**Requirements:**
Every line from the one with "Write a Python" to the one with "W, H = 371, 506", including those two, is to be copied exactly; all other lines of the entries below are left out.

Entries with chart source code

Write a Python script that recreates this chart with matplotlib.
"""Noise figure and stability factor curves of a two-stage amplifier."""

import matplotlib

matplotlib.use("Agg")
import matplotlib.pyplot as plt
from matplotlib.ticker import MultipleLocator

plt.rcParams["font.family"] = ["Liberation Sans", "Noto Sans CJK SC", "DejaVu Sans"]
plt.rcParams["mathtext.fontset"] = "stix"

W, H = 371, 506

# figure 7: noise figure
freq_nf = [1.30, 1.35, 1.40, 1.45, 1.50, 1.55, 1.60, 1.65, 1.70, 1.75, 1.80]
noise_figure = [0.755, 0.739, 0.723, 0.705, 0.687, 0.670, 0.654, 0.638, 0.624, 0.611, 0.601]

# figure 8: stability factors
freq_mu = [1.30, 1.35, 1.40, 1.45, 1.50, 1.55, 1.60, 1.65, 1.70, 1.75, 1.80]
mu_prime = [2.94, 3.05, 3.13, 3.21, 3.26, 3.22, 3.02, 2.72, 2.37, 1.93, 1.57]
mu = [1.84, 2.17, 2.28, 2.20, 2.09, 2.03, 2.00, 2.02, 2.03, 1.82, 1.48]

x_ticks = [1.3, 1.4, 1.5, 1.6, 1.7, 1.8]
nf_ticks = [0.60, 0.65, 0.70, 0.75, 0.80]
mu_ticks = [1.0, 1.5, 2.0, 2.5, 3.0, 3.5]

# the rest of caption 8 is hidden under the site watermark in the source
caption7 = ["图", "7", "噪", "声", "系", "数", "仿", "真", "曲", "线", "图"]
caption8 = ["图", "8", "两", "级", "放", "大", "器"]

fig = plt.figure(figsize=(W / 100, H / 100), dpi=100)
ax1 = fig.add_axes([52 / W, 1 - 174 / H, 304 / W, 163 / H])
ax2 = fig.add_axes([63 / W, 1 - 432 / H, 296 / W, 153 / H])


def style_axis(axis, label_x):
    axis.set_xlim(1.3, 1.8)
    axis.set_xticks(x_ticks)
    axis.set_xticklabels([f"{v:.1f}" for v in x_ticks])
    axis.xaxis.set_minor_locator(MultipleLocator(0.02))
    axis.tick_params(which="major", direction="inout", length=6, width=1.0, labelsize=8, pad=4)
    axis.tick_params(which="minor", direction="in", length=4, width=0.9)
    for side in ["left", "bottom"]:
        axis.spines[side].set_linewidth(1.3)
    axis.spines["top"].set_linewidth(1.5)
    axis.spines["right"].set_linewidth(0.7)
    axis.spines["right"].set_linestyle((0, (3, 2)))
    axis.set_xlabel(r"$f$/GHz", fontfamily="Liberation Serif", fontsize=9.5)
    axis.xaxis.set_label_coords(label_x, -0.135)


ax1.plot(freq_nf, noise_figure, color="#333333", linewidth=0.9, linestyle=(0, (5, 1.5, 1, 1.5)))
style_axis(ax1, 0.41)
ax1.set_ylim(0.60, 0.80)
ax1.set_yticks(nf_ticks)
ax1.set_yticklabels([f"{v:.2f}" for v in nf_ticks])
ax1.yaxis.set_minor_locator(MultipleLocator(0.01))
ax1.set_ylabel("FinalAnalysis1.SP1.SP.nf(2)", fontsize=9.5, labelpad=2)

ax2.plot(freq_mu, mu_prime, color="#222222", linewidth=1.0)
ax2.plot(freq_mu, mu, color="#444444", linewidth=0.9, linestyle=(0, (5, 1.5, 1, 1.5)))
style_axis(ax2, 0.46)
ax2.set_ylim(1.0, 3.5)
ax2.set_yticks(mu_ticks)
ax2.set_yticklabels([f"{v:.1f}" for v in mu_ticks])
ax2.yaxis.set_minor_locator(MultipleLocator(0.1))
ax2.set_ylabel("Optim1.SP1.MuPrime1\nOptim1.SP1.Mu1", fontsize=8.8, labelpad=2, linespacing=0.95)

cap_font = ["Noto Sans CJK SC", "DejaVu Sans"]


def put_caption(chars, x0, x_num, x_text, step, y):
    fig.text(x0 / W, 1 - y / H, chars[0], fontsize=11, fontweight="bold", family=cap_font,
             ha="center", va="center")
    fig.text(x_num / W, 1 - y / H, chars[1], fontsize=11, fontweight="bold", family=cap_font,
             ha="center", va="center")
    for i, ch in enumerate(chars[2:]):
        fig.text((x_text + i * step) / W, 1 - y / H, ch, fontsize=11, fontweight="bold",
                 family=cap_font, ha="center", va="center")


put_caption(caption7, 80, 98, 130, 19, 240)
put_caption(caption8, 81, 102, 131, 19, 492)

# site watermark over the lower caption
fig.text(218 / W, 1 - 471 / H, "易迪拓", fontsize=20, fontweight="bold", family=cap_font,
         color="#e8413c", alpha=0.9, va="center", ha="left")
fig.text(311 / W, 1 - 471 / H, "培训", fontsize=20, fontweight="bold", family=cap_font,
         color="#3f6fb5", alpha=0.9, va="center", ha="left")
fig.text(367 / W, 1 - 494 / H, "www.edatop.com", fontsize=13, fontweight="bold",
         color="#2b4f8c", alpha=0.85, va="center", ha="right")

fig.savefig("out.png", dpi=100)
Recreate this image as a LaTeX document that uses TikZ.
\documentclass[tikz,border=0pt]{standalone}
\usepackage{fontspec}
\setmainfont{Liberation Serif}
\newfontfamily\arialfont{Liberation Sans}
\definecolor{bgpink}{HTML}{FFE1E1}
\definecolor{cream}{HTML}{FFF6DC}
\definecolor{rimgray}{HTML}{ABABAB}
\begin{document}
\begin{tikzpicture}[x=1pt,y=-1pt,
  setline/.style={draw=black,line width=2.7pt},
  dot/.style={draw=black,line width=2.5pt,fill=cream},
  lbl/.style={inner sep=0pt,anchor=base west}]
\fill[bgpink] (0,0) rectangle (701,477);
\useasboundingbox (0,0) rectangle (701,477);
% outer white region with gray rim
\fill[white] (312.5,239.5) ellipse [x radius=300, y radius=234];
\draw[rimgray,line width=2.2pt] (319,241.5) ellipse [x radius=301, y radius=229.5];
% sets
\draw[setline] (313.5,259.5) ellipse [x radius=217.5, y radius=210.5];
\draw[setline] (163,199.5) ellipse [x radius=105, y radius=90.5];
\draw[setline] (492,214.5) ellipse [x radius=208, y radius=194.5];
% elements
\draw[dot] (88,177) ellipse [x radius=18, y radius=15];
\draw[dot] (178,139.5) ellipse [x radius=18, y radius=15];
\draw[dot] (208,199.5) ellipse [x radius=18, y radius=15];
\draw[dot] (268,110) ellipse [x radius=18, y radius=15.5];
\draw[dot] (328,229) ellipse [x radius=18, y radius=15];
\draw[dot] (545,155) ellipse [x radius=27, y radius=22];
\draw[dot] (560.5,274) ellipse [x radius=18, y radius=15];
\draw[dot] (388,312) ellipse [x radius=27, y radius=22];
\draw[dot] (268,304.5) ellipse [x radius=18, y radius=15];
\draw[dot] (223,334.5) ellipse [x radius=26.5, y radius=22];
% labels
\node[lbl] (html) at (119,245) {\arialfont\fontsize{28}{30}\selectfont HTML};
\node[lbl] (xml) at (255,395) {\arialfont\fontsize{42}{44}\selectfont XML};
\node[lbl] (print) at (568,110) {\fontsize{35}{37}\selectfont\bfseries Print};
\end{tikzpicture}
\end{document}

--

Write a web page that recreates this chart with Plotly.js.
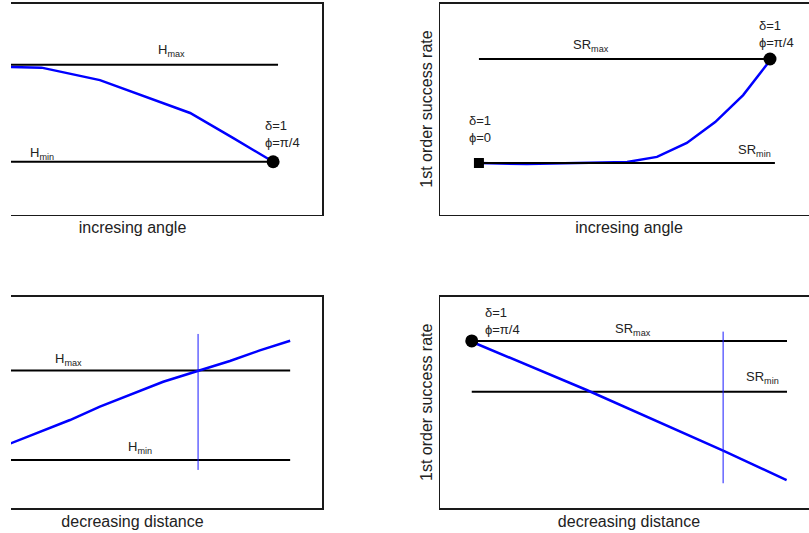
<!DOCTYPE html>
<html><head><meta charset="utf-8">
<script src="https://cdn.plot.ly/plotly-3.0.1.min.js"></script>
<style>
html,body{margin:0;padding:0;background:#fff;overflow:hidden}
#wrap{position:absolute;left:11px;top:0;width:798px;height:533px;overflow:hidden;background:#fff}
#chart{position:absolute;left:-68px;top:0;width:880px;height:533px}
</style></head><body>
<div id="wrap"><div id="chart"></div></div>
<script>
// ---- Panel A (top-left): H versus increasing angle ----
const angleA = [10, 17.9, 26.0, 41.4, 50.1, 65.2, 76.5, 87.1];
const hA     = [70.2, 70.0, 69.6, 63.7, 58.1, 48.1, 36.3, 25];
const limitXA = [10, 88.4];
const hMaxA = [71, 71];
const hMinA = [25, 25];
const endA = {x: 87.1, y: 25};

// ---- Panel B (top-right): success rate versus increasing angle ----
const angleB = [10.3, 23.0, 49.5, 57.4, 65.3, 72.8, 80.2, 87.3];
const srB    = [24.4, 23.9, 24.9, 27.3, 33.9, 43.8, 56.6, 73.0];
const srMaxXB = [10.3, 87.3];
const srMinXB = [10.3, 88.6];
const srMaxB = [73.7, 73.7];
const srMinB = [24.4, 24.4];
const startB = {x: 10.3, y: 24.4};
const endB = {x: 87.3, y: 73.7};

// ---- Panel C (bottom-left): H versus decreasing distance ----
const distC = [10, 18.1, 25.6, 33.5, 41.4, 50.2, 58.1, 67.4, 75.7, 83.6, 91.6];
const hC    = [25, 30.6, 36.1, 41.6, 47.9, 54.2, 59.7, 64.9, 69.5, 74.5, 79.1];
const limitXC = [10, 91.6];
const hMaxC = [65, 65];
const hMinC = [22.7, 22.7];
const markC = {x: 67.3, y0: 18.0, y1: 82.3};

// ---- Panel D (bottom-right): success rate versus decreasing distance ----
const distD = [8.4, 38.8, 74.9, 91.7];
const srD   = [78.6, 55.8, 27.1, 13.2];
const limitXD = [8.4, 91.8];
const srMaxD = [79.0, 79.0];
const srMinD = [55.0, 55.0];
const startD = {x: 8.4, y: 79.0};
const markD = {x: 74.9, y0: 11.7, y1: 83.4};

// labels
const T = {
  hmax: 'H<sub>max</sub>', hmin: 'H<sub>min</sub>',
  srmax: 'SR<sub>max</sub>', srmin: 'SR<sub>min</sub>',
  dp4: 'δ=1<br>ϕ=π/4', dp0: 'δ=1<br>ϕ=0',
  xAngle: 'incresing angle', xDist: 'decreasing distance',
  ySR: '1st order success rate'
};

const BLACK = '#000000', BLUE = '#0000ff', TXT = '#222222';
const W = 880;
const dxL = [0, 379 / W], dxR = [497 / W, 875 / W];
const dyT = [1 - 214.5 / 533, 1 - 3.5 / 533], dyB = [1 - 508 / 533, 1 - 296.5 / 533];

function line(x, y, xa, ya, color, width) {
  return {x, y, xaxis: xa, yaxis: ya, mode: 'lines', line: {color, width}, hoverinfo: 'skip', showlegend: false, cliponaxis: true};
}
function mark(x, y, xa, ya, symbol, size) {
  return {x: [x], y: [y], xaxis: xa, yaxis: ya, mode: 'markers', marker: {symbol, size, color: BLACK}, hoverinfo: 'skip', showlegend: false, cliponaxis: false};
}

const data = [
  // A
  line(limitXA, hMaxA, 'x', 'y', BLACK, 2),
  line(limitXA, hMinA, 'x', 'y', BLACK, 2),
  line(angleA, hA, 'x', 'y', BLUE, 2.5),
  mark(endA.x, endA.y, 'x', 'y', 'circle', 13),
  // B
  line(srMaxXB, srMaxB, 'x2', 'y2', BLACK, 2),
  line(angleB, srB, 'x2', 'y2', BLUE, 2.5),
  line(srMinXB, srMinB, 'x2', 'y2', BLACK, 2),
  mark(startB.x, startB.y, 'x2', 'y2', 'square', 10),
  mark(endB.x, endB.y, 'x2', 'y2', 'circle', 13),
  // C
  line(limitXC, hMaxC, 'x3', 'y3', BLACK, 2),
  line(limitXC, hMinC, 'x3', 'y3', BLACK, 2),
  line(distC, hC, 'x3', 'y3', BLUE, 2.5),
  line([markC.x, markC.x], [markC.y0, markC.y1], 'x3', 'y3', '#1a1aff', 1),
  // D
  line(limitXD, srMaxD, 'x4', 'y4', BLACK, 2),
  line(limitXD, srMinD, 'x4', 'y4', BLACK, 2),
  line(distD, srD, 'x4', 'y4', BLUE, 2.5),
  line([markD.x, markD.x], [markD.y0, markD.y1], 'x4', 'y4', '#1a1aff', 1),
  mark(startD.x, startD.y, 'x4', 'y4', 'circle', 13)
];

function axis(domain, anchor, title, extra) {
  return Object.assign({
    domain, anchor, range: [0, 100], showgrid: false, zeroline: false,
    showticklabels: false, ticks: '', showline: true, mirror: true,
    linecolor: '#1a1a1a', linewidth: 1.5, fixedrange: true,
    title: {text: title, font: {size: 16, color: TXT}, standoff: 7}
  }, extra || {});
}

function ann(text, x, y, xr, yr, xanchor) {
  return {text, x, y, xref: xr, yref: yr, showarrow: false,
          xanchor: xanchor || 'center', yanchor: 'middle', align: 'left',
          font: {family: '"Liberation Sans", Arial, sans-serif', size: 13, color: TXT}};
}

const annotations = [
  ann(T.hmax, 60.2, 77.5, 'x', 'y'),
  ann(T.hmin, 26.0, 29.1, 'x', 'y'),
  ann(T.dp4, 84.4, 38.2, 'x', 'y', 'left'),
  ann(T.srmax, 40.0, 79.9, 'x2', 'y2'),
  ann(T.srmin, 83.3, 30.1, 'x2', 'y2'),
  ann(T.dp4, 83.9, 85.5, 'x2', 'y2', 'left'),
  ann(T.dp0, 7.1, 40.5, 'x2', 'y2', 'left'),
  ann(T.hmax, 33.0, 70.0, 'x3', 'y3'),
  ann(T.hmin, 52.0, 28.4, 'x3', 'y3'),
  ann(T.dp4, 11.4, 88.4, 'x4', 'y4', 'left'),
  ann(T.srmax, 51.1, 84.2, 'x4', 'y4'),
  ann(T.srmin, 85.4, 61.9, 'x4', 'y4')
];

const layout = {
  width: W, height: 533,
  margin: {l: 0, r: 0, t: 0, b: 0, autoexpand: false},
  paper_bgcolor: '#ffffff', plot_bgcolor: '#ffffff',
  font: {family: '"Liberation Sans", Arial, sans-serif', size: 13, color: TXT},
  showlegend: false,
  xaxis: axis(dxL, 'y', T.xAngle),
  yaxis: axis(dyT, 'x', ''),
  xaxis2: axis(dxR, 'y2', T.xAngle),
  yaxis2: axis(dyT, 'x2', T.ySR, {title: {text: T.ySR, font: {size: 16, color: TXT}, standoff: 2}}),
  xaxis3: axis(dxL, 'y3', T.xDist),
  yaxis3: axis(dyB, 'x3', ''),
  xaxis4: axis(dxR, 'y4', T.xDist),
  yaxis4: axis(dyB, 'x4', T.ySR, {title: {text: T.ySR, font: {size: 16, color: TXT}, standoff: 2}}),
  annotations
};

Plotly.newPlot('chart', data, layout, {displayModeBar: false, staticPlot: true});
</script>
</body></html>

**The completed task:**
Write a Python script that recreates this chart with matplotlib.
"""Noise figure and stability factor curves of a two-stage amplifier."""

import matplotlib

matplotlib.use("Agg")
import matplotlib.pyplot as plt
from matplotlib.ticker import MultipleLocator

plt.rcParams["font.family"] = ["Liberation Sans", "Noto Sans CJK SC", "DejaVu Sans"]
plt.rcParams["mathtext.fontset"] = "stix"

W, H = 371, 506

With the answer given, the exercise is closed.